* [GIVEN DATA]:
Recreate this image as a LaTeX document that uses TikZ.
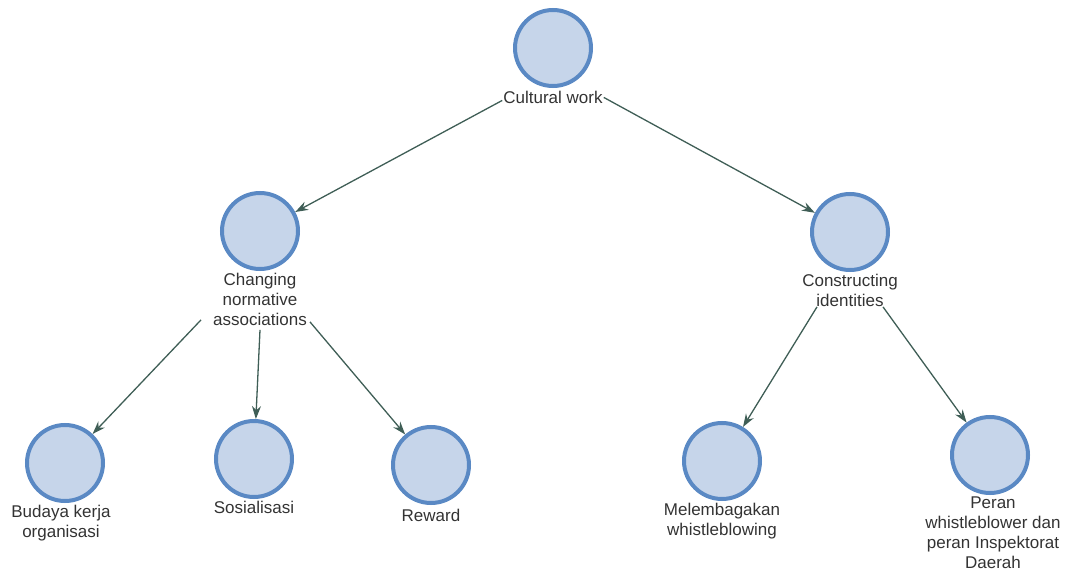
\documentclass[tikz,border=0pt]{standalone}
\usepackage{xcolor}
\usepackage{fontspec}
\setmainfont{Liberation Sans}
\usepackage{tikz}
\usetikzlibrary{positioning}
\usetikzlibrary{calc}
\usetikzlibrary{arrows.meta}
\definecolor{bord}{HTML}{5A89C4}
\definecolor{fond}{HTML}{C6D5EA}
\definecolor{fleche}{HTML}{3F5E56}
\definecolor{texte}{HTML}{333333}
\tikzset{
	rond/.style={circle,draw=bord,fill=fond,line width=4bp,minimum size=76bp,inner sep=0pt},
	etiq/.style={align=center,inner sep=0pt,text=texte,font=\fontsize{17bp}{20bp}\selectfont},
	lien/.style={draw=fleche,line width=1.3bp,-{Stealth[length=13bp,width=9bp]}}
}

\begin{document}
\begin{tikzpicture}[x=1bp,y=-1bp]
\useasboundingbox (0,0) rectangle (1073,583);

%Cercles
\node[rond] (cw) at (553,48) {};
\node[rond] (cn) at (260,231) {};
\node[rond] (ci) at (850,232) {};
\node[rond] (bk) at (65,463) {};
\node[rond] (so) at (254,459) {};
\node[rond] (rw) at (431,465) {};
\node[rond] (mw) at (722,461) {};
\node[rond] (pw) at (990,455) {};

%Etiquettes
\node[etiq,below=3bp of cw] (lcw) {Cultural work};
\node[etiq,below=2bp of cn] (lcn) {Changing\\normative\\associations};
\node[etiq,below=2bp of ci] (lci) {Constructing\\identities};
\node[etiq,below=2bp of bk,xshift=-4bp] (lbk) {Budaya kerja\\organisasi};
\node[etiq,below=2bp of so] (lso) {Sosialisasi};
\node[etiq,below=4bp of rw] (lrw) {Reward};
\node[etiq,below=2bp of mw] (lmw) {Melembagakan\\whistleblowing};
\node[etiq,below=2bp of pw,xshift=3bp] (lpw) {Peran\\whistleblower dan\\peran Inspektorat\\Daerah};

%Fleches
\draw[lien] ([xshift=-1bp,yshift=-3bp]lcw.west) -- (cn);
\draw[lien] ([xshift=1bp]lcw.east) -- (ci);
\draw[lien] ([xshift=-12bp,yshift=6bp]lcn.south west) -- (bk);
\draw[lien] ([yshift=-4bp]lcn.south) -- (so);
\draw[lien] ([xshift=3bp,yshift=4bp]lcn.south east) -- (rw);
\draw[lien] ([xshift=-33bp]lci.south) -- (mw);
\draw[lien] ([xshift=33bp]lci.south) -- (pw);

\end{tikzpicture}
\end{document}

* [WRITTEN REQUEST]:
Retype the whole listing, keeping every line identical and omitting all pictures.

* [CORRECT RESPONSE]:
Recreate this image as a LaTeX document that uses TikZ.
\documentclass[tikz,border=0pt]{standalone}
\usepackage{xcolor}
\usepackage{fontspec}
\setmainfont{Liberation Sans}
\usepackage{tikz}
\usetikzlibrary{positioning}
\usetikzlibrary{calc}
\usetikzlibrary{arrows.meta}
\definecolor{bord}{HTML}{5A89C4}
\definecolor{fond}{HTML}{C6D5EA}
\definecolor{fleche}{HTML}{3F5E56}
\definecolor{texte}{HTML}{333333}
\tikzset{
	rond/.style={circle,draw=bord,fill=fond,line width=4bp,minimum size=76bp,inner sep=0pt},
	etiq/.style={align=center,inner sep=0pt,text=texte,font=\fontsize{17bp}{20bp}\selectfont},
	lien/.style={draw=fleche,line width=1.3bp,-{Stealth[length=13bp,width=9bp]}}
}

\begin{document}
\begin{tikzpicture}[x=1bp,y=-1bp]
\useasboundingbox (0,0) rectangle (1073,583);

%Cercles
\node[rond] (cw) at (553,48) {};
\node[rond] (cn) at (260,231) {};
\node[rond] (ci) at (850,232) {};
\node[rond] (bk) at (65,463) {};
\node[rond] (so) at (254,459) {};
\node[rond] (rw) at (431,465) {};
\node[rond] (mw) at (722,461) {};
\node[rond] (pw) at (990,455) {};

%Etiquettes
\node[etiq,below=3bp of cw] (lcw) {Cultural work};
\node[etiq,below=2bp of cn] (lcn) {Changing\\normative\\associations};
\node[etiq,below=2bp of ci] (lci) {Constructing\\identities};
\node[etiq,below=2bp of bk,xshift=-4bp] (lbk) {Budaya kerja\\organisasi};
\node[etiq,below=2bp of so] (lso) {Sosialisasi};
\node[etiq,below=4bp of rw] (lrw) {Reward};
\node[etiq,below=2bp of mw] (lmw) {Melembagakan\\whistleblowing};
\node[etiq,below=2bp of pw,xshift=3bp] (lpw) {Peran\\whistleblower dan\\peran Inspektorat\\Daerah};

%Fleches
\draw[lien] ([xshift=-1bp,yshift=-3bp]lcw.west) -- (cn);
\draw[lien] ([xshift=1bp]lcw.east) -- (ci);
\draw[lien] ([xshift=-12bp,yshift=6bp]lcn.south west) -- (bk);
\draw[lien] ([yshift=-4bp]lcn.south) -- (so);
\draw[lien] ([xshift=3bp,yshift=4bp]lcn.south east) -- (rw);
\draw[lien] ([xshift=-33bp]lci.south) -- (mw);
\draw[lien] ([xshift=33bp]lci.south) -- (pw);

\end{tikzpicture}
\end{document}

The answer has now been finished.